== DATA PROVIDED ==
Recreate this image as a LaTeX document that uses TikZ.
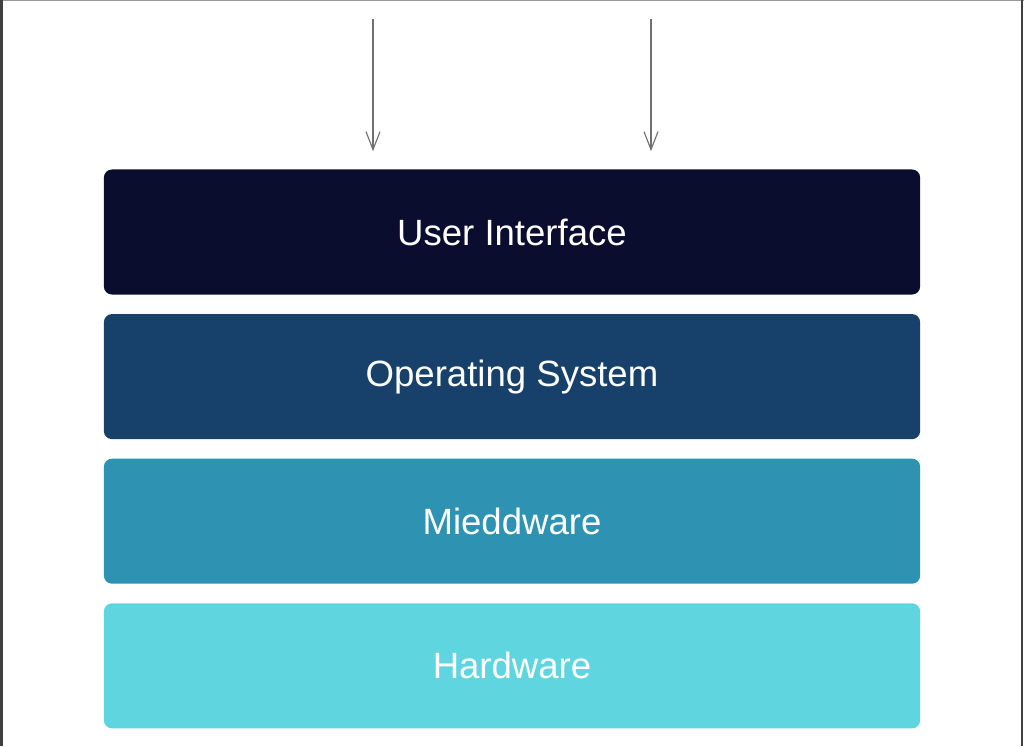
\documentclass[tikz,border=0pt]{standalone}
\usepackage{fontspec}
\setmainfont{Liberation Sans}
\usetikzlibrary{positioning,arrows.meta}

\definecolor{uicol}{HTML}{0B0D2F}
\definecolor{oscol}{HTML}{17406B}
\definecolor{mwcol}{HTML}{2E93B2}
\definecolor{hwcol}{HTML}{5FD6DF}
\definecolor{arrcol}{HTML}{707070}

\begin{document}
\begin{tikzpicture}[x=0.025cm,y=-0.025cm,
  node distance=0.475cm,
  layer/.style={rounded corners=0.2cm, minimum width=20.4cm, minimum height=3.125cm,
    text=white, font=\fontsize{26}{30}\selectfont, inner sep=0pt},
  feed/.style={draw=arrcol, line width=0.8pt, -{Straight Barb[length=0.45cm,width=0.35cm,line width=0.8pt]}}]
  \useasboundingbox (0,0) rectangle (1024,746);
  % frame
  \draw[draw=black!40, line width=1pt] (0,0.5) -- (1024,0.5);
  \draw[draw=black!75, line width=1.5pt] (1.5,0) -- (1.5,746);
  \draw[draw=black!75, line width=1.5pt] (1022,0) -- (1022,746);
  % stack
  \node[layer, fill=uicol] (ui) at (512,232) {User Interface};
  \node[layer, fill=oscol, below=of ui] (os) {Operating System};
  \node[layer, fill=mwcol, below=of os] (mw) {Mieddware};
  \node[layer, fill=hwcol, below=of mw] (hw) {Hardware};
  % inputs
  \coordinate (in1) at (373,19);
  \coordinate (in2) at (651,19);
  \draw[feed, shorten >=0.45cm] (in1) -- (in1 |- ui.north);
  \draw[feed, shorten >=0.45cm] (in2) -- (in2 |- ui.north);
\end{tikzpicture}
\end{document}
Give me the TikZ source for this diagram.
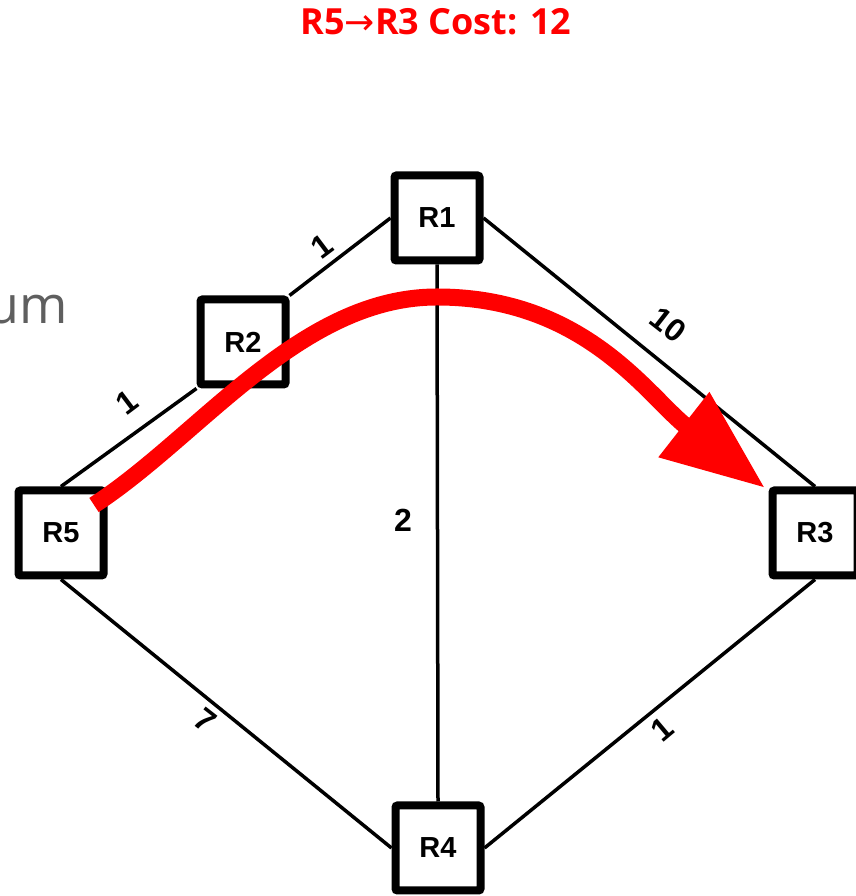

== EXERCISE REQUIREMENTS ==
Do not copy the pictures, but repeat every line exactly.

== TASK RESULT ==
Recreate this image as a LaTeX document that uses TikZ.
\documentclass[tikz,border=0pt]{standalone}
\usepackage{fontspec}
\setmainfont{Liberation Sans}
\usetikzlibrary{positioning,arrows.meta}

\definecolor{uicol}{HTML}{0B0D2F}
\definecolor{oscol}{HTML}{17406B}
\definecolor{mwcol}{HTML}{2E93B2}
\definecolor{hwcol}{HTML}{5FD6DF}
\definecolor{arrcol}{HTML}{707070}

\begin{document}
\begin{tikzpicture}[x=0.025cm,y=-0.025cm,
  node distance=0.475cm,
  layer/.style={rounded corners=0.2cm, minimum width=20.4cm, minimum height=3.125cm,
    text=white, font=\fontsize{26}{30}\selectfont, inner sep=0pt},
  feed/.style={draw=arrcol, line width=0.8pt, -{Straight Barb[length=0.45cm,width=0.35cm,line width=0.8pt]}}]
  \useasboundingbox (0,0) rectangle (1024,746);
  % frame
  \draw[draw=black!40, line width=1pt] (0,0.5) -- (1024,0.5);
  \draw[draw=black!75, line width=1.5pt] (1.5,0) -- (1.5,746);
  \draw[draw=black!75, line width=1.5pt] (1022,0) -- (1022,746);
  % stack
  \node[layer, fill=uicol] (ui) at (512,232) {User Interface};
  \node[layer, fill=oscol, below=of ui] (os) {Operating System};
  \node[layer, fill=mwcol, below=of os] (mw) {Mieddware};
  \node[layer, fill=hwcol, below=of mw] (hw) {Hardware};
  % inputs
  \coordinate (in1) at (373,19);
  \coordinate (in2) at (651,19);
  \draw[feed, shorten >=0.45cm] (in1) -- (in1 |- ui.north);
  \draw[feed, shorten >=0.45cm] (in2) -- (in2 |- ui.north);
\end{tikzpicture}
\end{document}
Give me the TikZ source for this diagram.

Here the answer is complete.